Pierre Chaker, president of ICICampus, agrees. "The alliance between BmyPC and ICICampus empowers our site by providing our users a unique set of services. In France, 50% of students own computers; and those who do not will be able to use the PC's of their university on an ongoing basis, without being dependent on their hardware."

STILL, THE PRIMARY target market for BmyPC is the corporate world. "We offer our services to individuals free of charge, from our website (www.bmypc.com)," Eyal discloses. "But our revenues will come from partnering and co-branding with ISPs (Internet service providers), ASPs, portals, vertical markets, communities - especially geared to the professions, such as lawyers, doctors, etc. - and large and small businesses, including SoHo (small office, home office).

"For example," he continues, "BmyPC offers a significant advantage over the traditional way of networking computers in an enterprise. For a large corporation, we integrate their Intranet into each executive's, salesperson's or secretary's personally tailored and familiar working environment. This is especially important when you have a mobile workforce, with personnel on the road or even overseas calling on clients and customers.

"For a small company, particularly one which may have one or two remote branch offices, we provide a much less expensive, quicker and more convenient networking solution than contracting an IT (information technology) company to set up a WAN or LAN operation."

Eyal reveals that the BmyPC website is undergoing a facelift to reflect the upgraded business-to-business (B2B) focus. "We have a distinct, value-added proposition for businesses, ISPs, ASPs, and communities that each have hundreds, thousands, or maybe millions of users. That is why it makes more sense for us to target these sectors rather than go after individual end-users one by one.

"We will charge organizations on a per-user, per year basis, with the cost ranging from $5-$50 depending on the number of services or in-house solutions they select, as well as on the number of end-users registered.
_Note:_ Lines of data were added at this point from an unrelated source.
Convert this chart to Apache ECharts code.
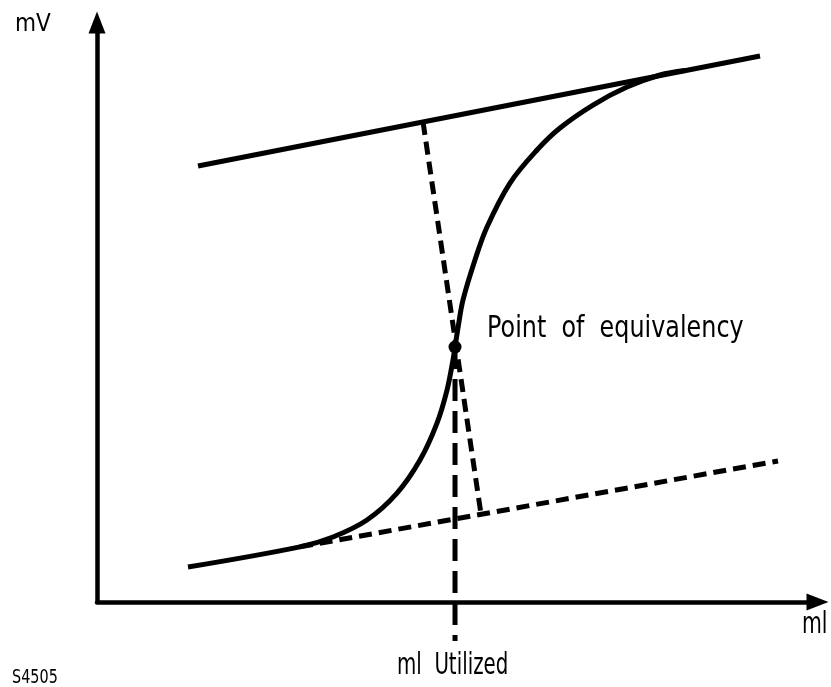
<!DOCTYPE html>
<html>
<head>
<meta charset="utf-8">
<script src="https://cdn.jsdelivr.net/npm/echarts@6/dist/echarts.min.js"></script>
<style>
  html, body { margin: 0; padding: 0; background: #fff; }
  #chart { width: 831px; height: 687px; }
</style>
</head>
<body>
<div id="chart"></div>
<script>
  // titration curve (ml, mV)
  var curve = [
    [1.263, 30.2], [2.817, 47.6], [3.275, 56.1], [3.747, 70.8], [4.164, 94.0],
    [4.483, 122.5], [4.719, 154.4], [4.858, 182.9], [4.941, 208.8], [4.969, 220.0],
    [5.010, 236.4], [5.080, 260.6], [5.246, 295.1], [5.413, 323.6], [5.732, 361.5],
    [6.107, 390.0], [6.426, 409.0], [6.884, 428.8], [7.356, 444.3], [7.814, 454.7],
    [8.161, 458.5]
  ];
  var upperTangent = [[1.402, 376.2], [9.202, 471.1]];
  var lowerTangent = [[2.817, 47.6], [9.452, 121.7]];
  var connector = [[4.525, 414.2], [5.330, 75.6]];
  var equivPoint = [[4.969, 220.0]];
  var equivDrop = [[4.969, 220.0], [4.969, -33.6]];

  var chart = echarts.init(document.getElementById('chart'));
  var font = '"DejaVu Sans", sans-serif';

  chart.setOption({
    animation: false,
    grid: { left: 97, right: 13.5, top: 22.5, bottom: 85 },
    xAxis: {
      type: 'value', min: 0, max: 10,
      axisLine: { lineStyle: { color: '#000', width: 4.5 }, symbol: ['none', 'triangle'], symbolSize: [17, 22] },
      axisTick: { show: false }, axisLabel: { show: false }, splitLine: { show: false }
    },
    yAxis: {
      type: 'value', min: 0, max: 500,
      axisLine: { show: true, lineStyle: { color: '#000', width: 4.5 }, symbol: ['none', 'triangle'], symbolSize: [17, 22] },
      axisTick: { show: false }, axisLabel: { show: false }, splitLine: { show: false }
    },
    series: [
      {
        type: 'line', data: upperTangent, showSymbol: false, clip: false,
        lineStyle: { color: '#000', width: 5 }
      },
      {
        type: 'line', data: lowerTangent, showSymbol: false, clip: false,
        lineStyle: { color: '#000', width: 5, type: [13, 7] }
      },
      {
        type: 'line', data: connector, showSymbol: false, clip: false,
        lineStyle: { color: '#000', width: 5, type: [13, 7] }
      },
      {
        type: 'line', data: equivDrop, showSymbol: false, clip: false,
        lineStyle: { color: '#000', width: 5, type: [22, 10] }
      },
      {
        type: 'line', data: curve, showSymbol: false, clip: false, smooth: 0.35,
        lineStyle: { color: '#000', width: 5 }
      },
      {
        type: 'scatter', data: equivPoint, symbolSize: 13, clip: false, z: 5,
        itemStyle: { color: '#000', opacity: 1 }
      }
    ],
    graphic: [
      { type: 'text', x: 15, y: 13, scaleX: 0.9, style: { text: 'mV', font: '24px ' + font, fill: '#000' } },
      { type: 'text', x: 802, y: 610, scaleX: 0.68, style: { text: 'ml', font: '30px ' + font, fill: '#000' } },
      { type: 'text', x: 487, y: 313, scaleX: 0.77, style: { text: 'Point  of  equivalency', font: '31px ' + font, fill: '#000' } },
      { type: 'text', x: 397, y: 651, scaleX: 0.66, style: { text: 'ml  Utilized', font: '30px ' + font, fill: '#000' } },
      { type: 'text', x: 12, y: 668, scaleX: 0.72, style: { text: 'S4505', font: '20px ' + font, fill: '#000' } }
    ]
  });
</script>
</body>
</html>
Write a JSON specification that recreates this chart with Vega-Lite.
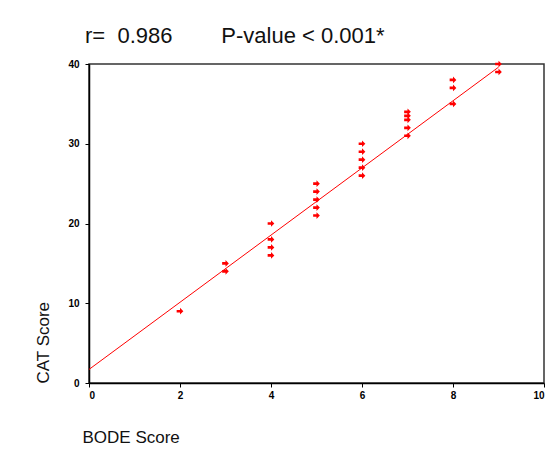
{
  "$schema": "https://vega.github.io/schema/vega-lite/v6.json",
  "autosize": "none",
  "width": 455,
  "height": 319,
  "padding": {"left": 89, "top": 64, "right": 16, "bottom": 68},
  "background": "white",
  "title": {
    "text": "r=\u00a0\u00a00.986\u00a0\u00a0\u00a0\u00a0\u00a0\u00a0\u00a0\u00a0P-value < 0.001*",
    "anchor": "start",
    "frame": "group",
    "font": "Liberation Sans",
    "fontSize": 22,
    "fontWeight": "normal",
    "color": "#111111",
    "baseline": "bottom",
    "offset": 13,
    "dx": -4,
    "dy": 24
  },
  "datasets": {
    "points": [
      {"bode": 2, "cat": 9},
      {"bode": 3, "cat": 15}, {"bode": 3, "cat": 14},
      {"bode": 4, "cat": 20}, {"bode": 4, "cat": 18}, {"bode": 4, "cat": 17}, {"bode": 4, "cat": 16},
      {"bode": 5, "cat": 25}, {"bode": 5, "cat": 24}, {"bode": 5, "cat": 23}, {"bode": 5, "cat": 22}, {"bode": 5, "cat": 21},
      {"bode": 6, "cat": 30}, {"bode": 6, "cat": 29}, {"bode": 6, "cat": 28}, {"bode": 6, "cat": 27}, {"bode": 6, "cat": 26},
      {"bode": 7, "cat": 34}, {"bode": 7, "cat": 33.5}, {"bode": 7, "cat": 33}, {"bode": 7, "cat": 32}, {"bode": 7, "cat": 31},
      {"bode": 8, "cat": 38}, {"bode": 8, "cat": 37}, {"bode": 8, "cat": 35},
      {"bode": 9, "cat": 40}, {"bode": 9, "cat": 39}
    ],
    "fit": [
      {"bode": 0, "cat": 1.7},
      {"bode": 9, "cat": 39.6}
    ]
  },
  "config": {
    "view": {"stroke": "#333333", "strokeWidth": 1.5},
    "axis": {
      "grid": false,
      "domainColor": "#000000",
      "domainWidth": 1.5,
      "tickColor": "#000000",
      "tickSize": 4,
      "labelFont": "Liberation Sans",
      "labelFontSize": 10,
      "labelFontWeight": "bold",
      "labelColor": "#000000",
      "titleFont": "Liberation Sans",
      "titleFontSize": 17,
      "titleFontWeight": "normal",
      "titleColor": "#111111"
    }
  },
  "layer": [
    {
      "data": {"name": "fit"},
      "mark": {"type": "line", "color": "#ff0000", "strokeWidth": 1},
      "encoding": {
        "x": {"field": "bode", "type": "quantitative"},
        "y": {"field": "cat", "type": "quantitative"}
      }
    },
    {
      "data": {"name": "points"},
      "mark": {
        "type": "point",
        "shape": "M-1,-0.4H0V-1L1,0L0,1V0.4H-1Z",
        "filled": true,
        "color": "#ff0000",
        "opacity": 1,
        "size": 45
      },
      "encoding": {
        "x": {
          "field": "bode", "type": "quantitative",
          "scale": {"domain": [0, 10], "nice": false},
          "axis": {
            "values": [0, 2, 4, 6, 8, 10],
            "title": "BODE Score",
            "labelPadding": 3,
            "titleX": -7,
            "titleY": 59,
            "titleAlign": "left",
            "titleBaseline": "alphabetic"
          }
        },
        "y": {
          "field": "cat", "type": "quantitative",
          "scale": {"domain": [0, 40], "nice": false},
          "axis": {
            "values": [0, 10, 20, 30, 40],
            "title": "CAT Score",
            "labelPadding": 6,
            "titleX": -46,
            "titleY": 319,
            "titleAngle": 270,
            "titleAlign": "left",
            "titleBaseline": "middle"
          }
        }
      }
    }
  ]
}
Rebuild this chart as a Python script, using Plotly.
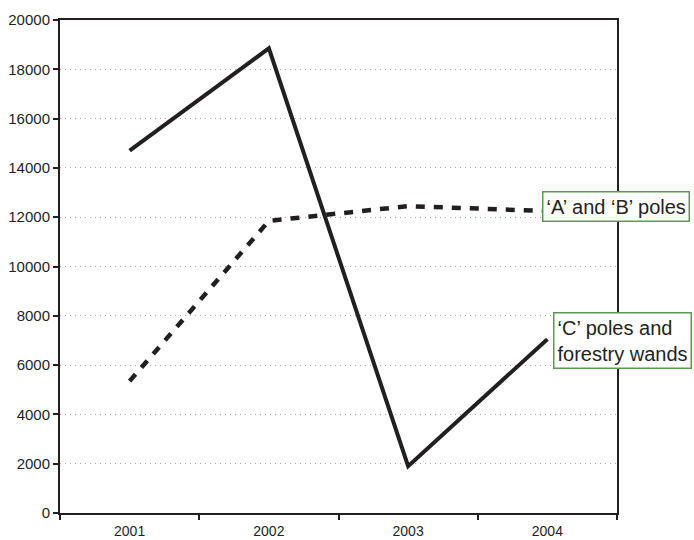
import plotly.graph_objects as go

# Output by year for the two pole grades
years = ["2001", "2002", "2003", "2004"]
c_poles_wands = [14700, 18850, 1900, 7050]
ab_poles = [5350, 11850, 12450, 12250]

y_ticks = list(range(0, 20001, 2000))

LINE_COLOR = "#231f20"
GREEN = "#5b9b4f"
FONT = "Liberation Sans, Arial, Helvetica, sans-serif"

fig = go.Figure()

fig.add_trace(go.Scatter(
    x=years, y=c_poles_wands, mode="lines",
    line=dict(color=LINE_COLOR, width=4),
    name="'C' poles and forestry wands",
))
fig.add_trace(go.Scatter(
    x=years, y=ab_poles, mode="lines",
    line=dict(color=LINE_COLOR, width=4.5, dash="9px,9px"),
    name="'A' and 'B' poles",
))

fig.update_layout(
    width=694, height=540,
    margin=dict(l=60, r=77, t=20, b=27),
    paper_bgcolor="white", plot_bgcolor="white",
    showlegend=False,
    font=dict(family=FONT, size=15, color="#231f20"),
    annotations=[
        dict(
            xref="paper", yref="paper", x=0.8655, y=0.6217,
            xanchor="left", yanchor="middle", align="left",
            text="\u2018A\u2019 and \u2018B\u2019 poles",
            showarrow=False,
            font=dict(family=FONT, size=20, color="#231f20"),
            bgcolor="white", bordercolor=GREEN, borderwidth=1.5, borderpad=3,
        ),
        dict(
            xref="paper", yref="paper", x=0.885, y=0.35,
            xanchor="left", yanchor="middle", align="left",
            text="\u2018C\u2019 poles and<br>forestry wands",
            showarrow=False,
            font=dict(family=FONT, size=20, color="#231f20"),
            bgcolor="white", bordercolor=GREEN, borderwidth=1.5, borderpad=3,
        ),
    ],
)

fig.update_xaxes(
    type="category", range=[-0.5, 3.5],
    tickson="boundaries", ticks="outside", ticklen=5, tickwidth=1.5,
    tickcolor=LINE_COLOR,
    showline=True, linecolor=LINE_COLOR, linewidth=2, mirror=True,
    showgrid=False, zeroline=False, automargin=False,
    ticklabelstandoff=4,
    tickfont=dict(size=14),
)
fig.update_yaxes(
    range=[0, 20000], tickvals=y_ticks, ticktext=[str(v) for v in y_ticks],
    ticks="outside", ticklen=5, tickwidth=1.5, tickcolor=LINE_COLOR,
    showline=True, linecolor=LINE_COLOR, linewidth=2, mirror=True,
    showgrid=True, gridcolor="#a8a8a8", gridwidth=1, griddash="1px,4px",
    zeroline=False, automargin=False,
    tickfont=dict(size=15),
)

fig.write_html("out.html")
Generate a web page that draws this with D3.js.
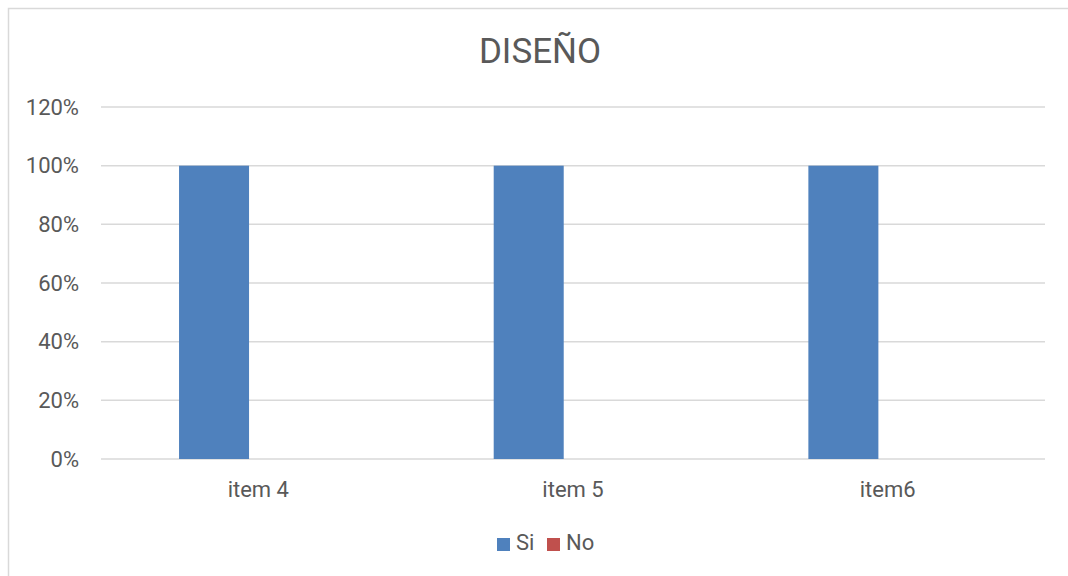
<!DOCTYPE html>
<html>
<head>
<meta charset="utf-8">
<script src="https://cdn.jsdelivr.net/npm/d3@7"></script>
<style>
  html, body { margin: 0; padding: 0; background: #fff; }
  svg { display: block; font-family: Roboto, "Noto Sans", sans-serif; }
</style>
</head>
<body>
<div id="chart"></div>
<script>
const categories = ["item 4", "item 5", "item6"];
const series = ["Si", "No"];
const siValues = [1, 1, 1];
const noValues = [0, 0, 0];
const yTicks = [0, 0.2, 0.4, 0.6, 0.8, 1.0, 1.2];
const title = "DISEÑO";

const width = 1068, height = 576;
const colors = { Si: "#4f81bd", No: "#c0504d" };

const svg = d3.select("#chart")
  .append("svg")
  .attr("width", width)
  .attr("height", height);

// chart frame
svg.append("rect")
  .attr("x", 8.5).attr("y", 8.5)
  .attr("width", width + 10).attr("height", height + 10)
  .attr("fill", "#fff")
  .attr("stroke", "#d9d9d9")
  .attr("stroke-width", 1.5);

const x = d3.scaleBand().domain(categories).range([101, 1045]);
const bw = x.bandwidth();
const xSub = d3.scaleBand().domain(series).range([bw * 0.248, bw * 0.693]);
const y = d3.scaleLinear().domain([0, 1.2]).range([459, 107]);

// gridlines
svg.append("g")
  .selectAll("line")
  .data(yTicks)
  .join("line")
  .attr("x1", 101).attr("x2", 1045)
  .attr("y1", d => y(d)).attr("y2", d => y(d))
  .attr("stroke", "#d9d9d9")
  .attr("stroke-width", 1.5);

// y tick labels
svg.append("g")
  .selectAll("text")
  .data(yTicks)
  .join("text")
  .attr("x", 79)
  .attr("y", d => y(d))
  .attr("dy", "0.35em")
  .attr("text-anchor", "end")
  .attr("font-size", 22)
  .attr("fill", "#595959")
  .text(d => d3.format(".0%")(d));

// bars
const rows = categories.map((c, i) => ({ cat: c, Si: siValues[i], No: noValues[i] }));
svg.append("g")
  .selectAll("g")
  .data(rows)
  .join("g")
  .attr("transform", d => `translate(${x(d.cat)},0)`)
  .selectAll("rect")
  .data(d => series.map(s => ({ s, v: d[s] })))
  .join("rect")
  .attr("x", d => xSub(d.s))
  .attr("width", xSub.bandwidth())
  .attr("y", d => y(d.v))
  .attr("height", d => y(0) - y(d.v))
  .attr("fill", d => colors[d.s]);

// x labels
svg.append("g")
  .selectAll("text")
  .data(categories)
  .join("text")
  .attr("x", d => x(d) + bw / 2)
  .attr("y", 497)
  .attr("text-anchor", "middle")
  .attr("font-size", 22)
  .attr("fill", "#595959")
  .text(d => d);

// title
svg.append("text")
  .attr("x", 540)
  .attr("y", 63)
  .attr("text-anchor", "middle")
  .attr("font-size", 35)
  .attr("fill", "#595959")
  .text(title);

// legend
const legendX = [497, 547];
const legend = svg.append("g")
  .selectAll("g")
  .data(series)
  .join("g")
  .attr("transform", (d, i) => `translate(${legendX[i]},538)`);
legend.append("rect")
  .attr("width", 13).attr("height", 13)
  .attr("fill", d => colors[d]);
legend.append("text")
  .attr("x", 19)
  .attr("y", 12)
  .attr("font-size", 22)
  .attr("fill", "#595959")
  .text(d => d);
</script>
</body>
</html>
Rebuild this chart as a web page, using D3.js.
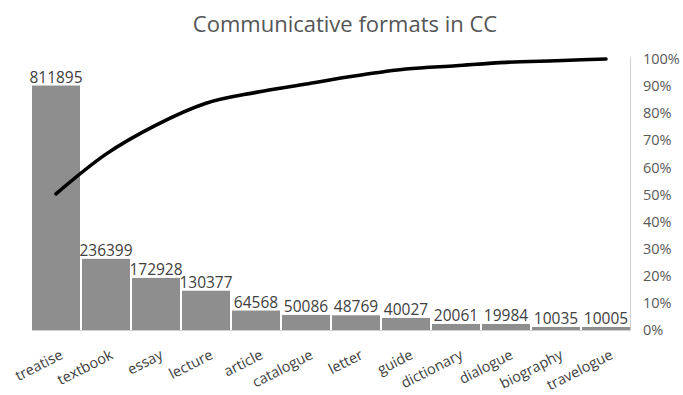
<!DOCTYPE html>
<html>
<head>
<meta charset="utf-8">
<script src="https://cdn.jsdelivr.net/npm/d3@7"></script>
<style>
  html, body { margin: 0; padding: 0; background: #fff; }
  svg text { font-family: "Open Sans", "Liberation Sans", sans-serif; }
</style>
</head>
<body>
<svg id="chart" width="683" height="395"></svg>
<script>
// Communicative formats, sorted by frequency (Pareto chart)
const categories = ["treatise", "textbook", "essay", "lecture", "article", "catalogue",
                    "letter", "guide", "dictionary", "dialogue", "biography", "travelogue"];
const counts = [811895, 236399, 172928, 130377, 64568, 50086,
                48769, 40027, 20061, 19984, 10035, 10005];
const percentTicks = [0, 0.1, 0.2, 0.3, 0.4, 0.5, 0.6, 0.7, 0.8, 0.9, 1];
const countMax = 900000;

// Running share of the total for the cumulative line
const total = d3.sum(counts);
const cumulative = d3.cumsum(counts).map(v => v / total);

const svg = d3.select("#chart");
const plot = { left: 32, right: 630, top: 59, bottom: 330 };

const x = d3.scaleBand()
  .domain(categories)
  .range([plot.left, plot.right])
  .paddingInner(0.04)
  .paddingOuter(0);

const yCount = d3.scaleLinear().domain([0, countMax]).range([plot.bottom, plot.top]);
const yPct = d3.scaleLinear().domain([0, 1]).range([plot.bottom, plot.top]);

// Title
svg.append("text")
  .attr("x", 345).attr("y", 32)
  .attr("text-anchor", "middle")
  .attr("font-size", 22)
  .attr("fill", "#555")
  .text("Communicative formats in CC");

// Plot frame: right edge and baseline
svg.append("line")
  .attr("x1", plot.right + 0.5).attr("x2", plot.right + 0.5)
  .attr("y1", plot.top - 2).attr("y2", plot.bottom + 1)
  .attr("stroke", "#d0d0d0").attr("stroke-width", 1);
svg.append("line")
  .attr("x1", plot.left).attr("x2", plot.right + 1)
  .attr("y1", plot.bottom + 0.5).attr("y2", plot.bottom + 0.5)
  .attr("stroke", "#d0d0d0").attr("stroke-width", 1);

// Bars
svg.append("g").selectAll("rect")
  .data(categories)
  .join("rect")
  .attr("x", d => x(d))
  .attr("width", x.bandwidth())
  .attr("y", (d, i) => yCount(counts[i]))
  .attr("height", (d, i) => yCount(0) - yCount(counts[i]))
  .attr("fill", "#8e8e8e");

// Value labels above the bars
svg.append("g").selectAll("text")
  .data(categories)
  .join("text")
  .attr("x", d => x(d) + x.bandwidth() / 2)
  .attr("y", (d, i) => yCount(counts[i]) - 3)
  .attr("text-anchor", "middle")
  .attr("font-size", 15.5)
  .attr("fill", "#404040")
  .text((d, i) => counts[i]);

// Cumulative percentage line
const line = d3.line()
  .x((d, i) => x(categories[i]) + x.bandwidth() / 2)
  .y(d => yPct(d))
  .curve(d3.curveMonotoneX);

svg.append("path")
  .datum(cumulative)
  .attr("d", line)
  .attr("fill", "none")
  .attr("stroke", "#000")
  .attr("stroke-width", 3.6)
  .attr("stroke-linecap", "round")
  .attr("stroke-linejoin", "round");

// Right-hand percentage axis (labels only)
const rightAxis = d3.axisRight(yPct)
  .tickValues(percentTicks)
  .tickFormat(d3.format(".0%"))
  .tickSize(0)
  .tickPadding(0);

const gRight = svg.append("g")
  .attr("transform", `translate(643,0)`)
  .call(rightAxis);
gRight.select(".domain").remove();
gRight.selectAll("text")
  .attr("font-size", 14.5)
  .attr("font-family", "\"Open Sans\", sans-serif")
  .attr("fill", "#595959");

// Category labels, rotated
const bottomAxis = d3.axisBottom(x).tickSize(0).tickPadding(0);
const gBottom = svg.append("g")
  .attr("transform", `translate(0,${plot.bottom})`)
  .call(bottomAxis);
gBottom.select(".domain").remove();
gBottom.selectAll("text")
  .attr("font-size", 14.5)
  .attr("font-family", "\"Open Sans\", sans-serif")
  .attr("fill", "#404040")
  .attr("text-anchor", "end")
  .attr("dy", 0)
  .attr("y", 0)
  .attr("transform", "translate(8,28) rotate(-27)");
</script>
</body>
</html>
From then on, however, all extra revenue streams belong not to BmyPC but rather to our client. If they wish to put advertising on the virtual desktop, for example, they will be free to do so, and collect the revenues accordingly."

Another potentially lucrative client-base for BmyPC is hardware vendors. "We are negotiating with a major computer manufacturer to include our package in their product, much like word-processing and other software is already bundled into the purchase price of computers systems today," Eyal says.

Finally, the driving force behind all the demand for fingertip convenience while on the move is not being forgotten. "BmyPC will be riding the wireless revolution like everyone else," Eyal notes. "We are already testing our platform on WAP-enabled menu mobile phones and the newer generation of Internet-connected cellular phones, although it will take us longer to be fully functional on PDA's, like the Palm. Naturally, the range of services will be more limited, due to memory constraints; but we will still be out in front with such critical features as being able to send files as e-mails from wherever users' cellular phones keep them in contact."